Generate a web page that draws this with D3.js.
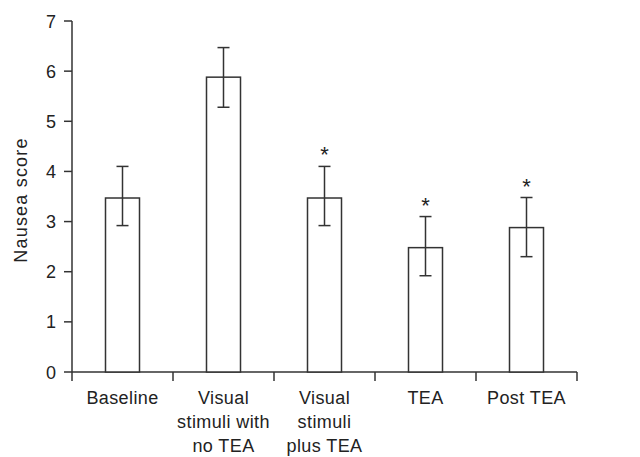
<html>
<head>
  <script src="https://d3js.org/d3.v7.min.js"></script>
  <style>
    body { margin: 0; background: white; }
    text { font-family: "Liberation Sans", Arial, sans-serif; fill: #222; }
  </style>
</head>
<body>
  <svg id="chart" width="640" height="457"></svg>
  <script>
    // data
    const groups = ["Baseline", "Visual stimuli with no TEA", "Visual stimuli plus TEA", "TEA", "Post TEA"];
    const labelLines = [["Baseline"], ["Visual", "stimuli with", "no TEA"], ["Visual", "stimuli", "plus TEA"], ["TEA"], ["Post TEA"]];
    const means = [3.47, 5.88, 3.47, 2.48, 2.88];
    const upper = [4.1, 6.47, 4.1, 3.1, 3.48];
    const lower = [2.92, 5.28, 2.92, 1.92, 2.3];
    const signif = [false, false, true, true, true];
    const yTicks = [0, 1, 2, 3, 4, 5, 6, 7];

    let svg = d3.select("svg#chart");
    const ink = "#333";
    const plotLeft = 72, plotRight = 577, plotTop = 21, plotBottom = 372;

    let x = d3.scaleBand().domain(groups).range([plotLeft, plotRight]);
    let y = d3.scaleLinear().domain([0, 7]).range([plotBottom, plotTop]);
    const barW = 34;

    // y axis
    svg.append("line")
      .attr("x1", plotLeft).attr("x2", plotLeft)
      .attr("y1", y(7)).attr("y2", plotBottom + 9)
      .style("stroke", ink).style("stroke-width", 1.5);
    yTicks.forEach(t => {
      svg.append("line")
        .attr("x1", plotLeft - 8).attr("x2", plotLeft)
        .attr("y1", y(t)).attr("y2", y(t))
        .style("stroke", ink).style("stroke-width", 1.5);
      svg.append("text")
        .text(t)
        .attr("x", plotLeft - 16)
        .attr("y", y(t) + 6.5)
        .style("text-anchor", "end")
        .style("font-size", "18px");
    });

    svg.append("text")
      .text("Nausea score")
      .attr("transform", "translate(21," + 200 + ") rotate(-90)")
      .attr("dy", "0.35em")
      .style("text-anchor", "middle")
      .style("letter-spacing", "1.2px")
      .style("font-size", "18px");

    // x axis
    svg.append("line")
      .attr("x1", plotLeft).attr("x2", plotRight)
      .attr("y1", plotBottom).attr("y2", plotBottom)
      .style("stroke", ink).style("stroke-width", 1.5);
    groups.forEach((g, i) => {
      svg.append("line")
        .attr("x1", x(g) + x.bandwidth()).attr("x2", x(g) + x.bandwidth())
        .attr("y1", plotBottom).attr("y2", plotBottom + 9)
        .style("stroke", ink).style("stroke-width", 1.5);
      labelLines[i].forEach((ln, j) => {
        svg.append("text")
          .text(ln)
          .attr("x", x(g) + x.bandwidth() / 2)
          .attr("y", 404 + j * 24)
          .style("text-anchor", "middle")
          .style("letter-spacing", "0.4px")
          .style("font-size", "18px");
      });
    });

    // bars, error bars, asterisks
    groups.forEach((g, i) => {
      let cx = x(g) + x.bandwidth() / 2;
      svg.append("rect")
        .attr("x", cx - barW / 2)
        .attr("y", y(means[i]))
        .attr("width", barW)
        .attr("height", plotBottom - y(means[i]))
        .style("fill", "white")
        .style("stroke", ink).style("stroke-width", 1.5);
      svg.append("line")
        .attr("x1", cx).attr("x2", cx)
        .attr("y1", y(upper[i])).attr("y2", y(lower[i]))
        .style("stroke", ink).style("stroke-width", 1.5);
      [upper[i], lower[i]].forEach(v => {
        svg.append("line")
          .attr("x1", cx - 6).attr("x2", cx + 6)
          .attr("y1", y(v)).attr("y2", y(v))
          .style("stroke", ink).style("stroke-width", 1.5);
      });
      if (signif[i]) {
        svg.append("text")
          .text("*")
          .attr("x", cx)
          .attr("y", y(upper[i]) - 4)
          .style("text-anchor", "middle")
          .style("font-size", "22px");
      }
    });
  </script>
</body>
</html>
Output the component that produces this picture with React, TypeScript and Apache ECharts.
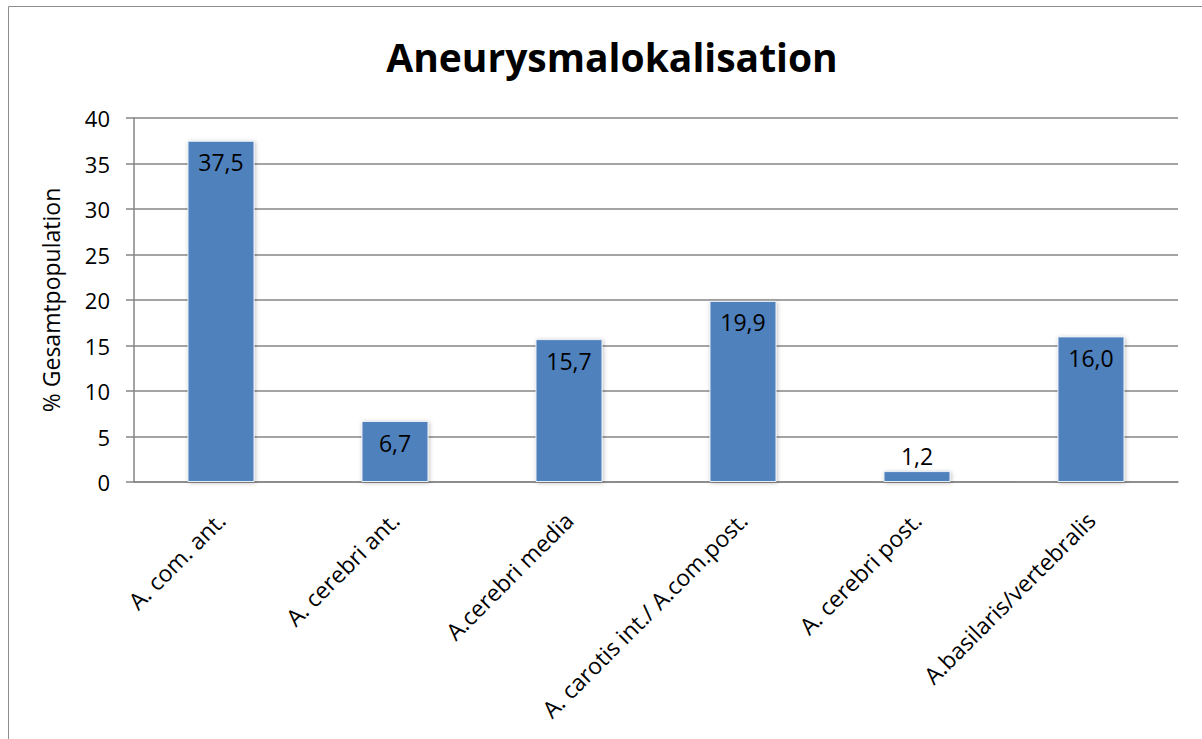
import React, { useEffect, useRef } from "react";
import * as echarts from "echarts";

const categories = [
  "A. com. ant.",
  "A. cerebri ant.",
  "A.cerebri media",
  "A. carotis int./ A.com.post.",
  "A. cerebri post.",
  "A.basilaris/vertebralis",
];
const values = [37.5, 6.7, 15.7, 19.9, 1.2, 16.0];
const yTicks = { min: 0, max: 40, interval: 5 };
const titleText = "Aneurysmalokalisation";
const yAxisName = "% Gesamtpopulation";

const FONT = "'Open Sans', Lato, sans-serif";

export default function App() {
  const ref = useRef<HTMLDivElement>(null);
  useEffect(() => {
    const chart = echarts.init(ref.current!, null, { renderer: "svg" });
    const fmt = (v: number) => v.toFixed(1).replace(".", ",");
    chart.setOption({
      animation: false,
      backgroundColor: "#ffffff",
      title: {
        text: titleText,
        left: 607,
        textAlign: "center",
        top: 32,
        textStyle: { fontFamily: FONT, fontSize: 39, fontWeight: "bold", color: "#000" },
      },
      graphic: [
        {
          type: "rect",
          shape: { x: 8.5, y: 6.5, width: 1300, height: 900 },
          style: { fill: "none", stroke: "#8c8c8c", lineWidth: 1 },
          silent: true,
        },
      ],
      grid: { left: 134, right: 24, top: 118, bottom: 257 },
      xAxis: {
        type: "category",
        data: categories,
        axisLine: { show: true, lineStyle: { color: "#868686", width: 1.5 } },
        axisTick: { show: false },
        axisLabel: {
          rotate: 45,
          interval: 0,
          margin: 34,
          fontFamily: FONT,
          fontSize: 23,
          color: "#000",
        },
      },
      yAxis: {
        type: "value",
        min: yTicks.min,
        max: yTicks.max,
        interval: yTicks.interval,
        name: yAxisName,
        nameLocation: "middle",
        nameGap: 72,
        nameRotate: 90,
        nameTextStyle: { fontFamily: FONT, fontSize: 23, color: "#000" },
        axisLine: { show: true, lineStyle: { color: "#868686", width: 1.5 } },
        axisTick: { show: true, length: 8, lineStyle: { color: "#868686", width: 1.5 } },
        axisLabel: { fontFamily: FONT, fontSize: 22, color: "#000", margin: 24 },
        splitLine: { show: true, lineStyle: { color: "#868686", width: 1.5 } },
      },
      series: [
        {
          type: "bar",
          barWidth: "38.5%",
          data: values.map((v) => ({
            value: v,
            label: v < 4 ? { position: "top", distance: 4 } : { position: "insideTop", distance: 10 },
          })),
          itemStyle: {
            color: "#4F81BD",
            borderColor: "#e8eef6",
            borderWidth: 1,
            shadowColor: "rgba(0,0,0,0.25)",
            shadowBlur: 4,
            shadowOffsetX: 1,
            shadowOffsetY: 1,
          },
          label: {
            show: true,
            formatter: (p: any) => fmt(p.value),
            fontFamily: FONT,
            fontSize: 23,
            color: "#000",
          },
        },
      ],
    });
    return () => chart.dispose();
  }, []);
  return (
    <div
      ref={ref}
      style={{ position: "fixed", left: 0, top: 0, width: 1202, height: 739 }}
    />
  );
}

▸ **Exercise prompt**: Copy nothing but the lines from the top of the material through the line holding "const barW = 34;", exactly as written; omit pictures.

▸ **Answer to the task**:
Generate a web page that draws this with D3.js.
<html>
<head>
  <script src="https://d3js.org/d3.v7.min.js"></script>
  <style>
    body { margin: 0; background: white; }
    text { font-family: "Liberation Sans", Arial, sans-serif; fill: #222; }
  </style>
</head>
<body>
  <svg id="chart" width="640" height="457"></svg>
  <script>
    // data
    const groups = ["Baseline", "Visual stimuli with no TEA", "Visual stimuli plus TEA", "TEA", "Post TEA"];
    const labelLines = [["Baseline"], ["Visual", "stimuli with", "no TEA"], ["Visual", "stimuli", "plus TEA"], ["TEA"], ["Post TEA"]];
    const means = [3.47, 5.88, 3.47, 2.48, 2.88];
    const upper = [4.1, 6.47, 4.1, 3.1, 3.48];
    const lower = [2.92, 5.28, 2.92, 1.92, 2.3];
    const signif = [false, false, true, true, true];
    const yTicks = [0, 1, 2, 3, 4, 5, 6, 7];

    let svg = d3.select("svg#chart");
    const ink = "#333";
    const plotLeft = 72, plotRight = 577, plotTop = 21, plotBottom = 372;

    let x = d3.scaleBand().domain(groups).range([plotLeft, plotRight]);
    let y = d3.scaleLinear().domain([0, 7]).range([plotBottom, plotTop]);
    const barW = 34;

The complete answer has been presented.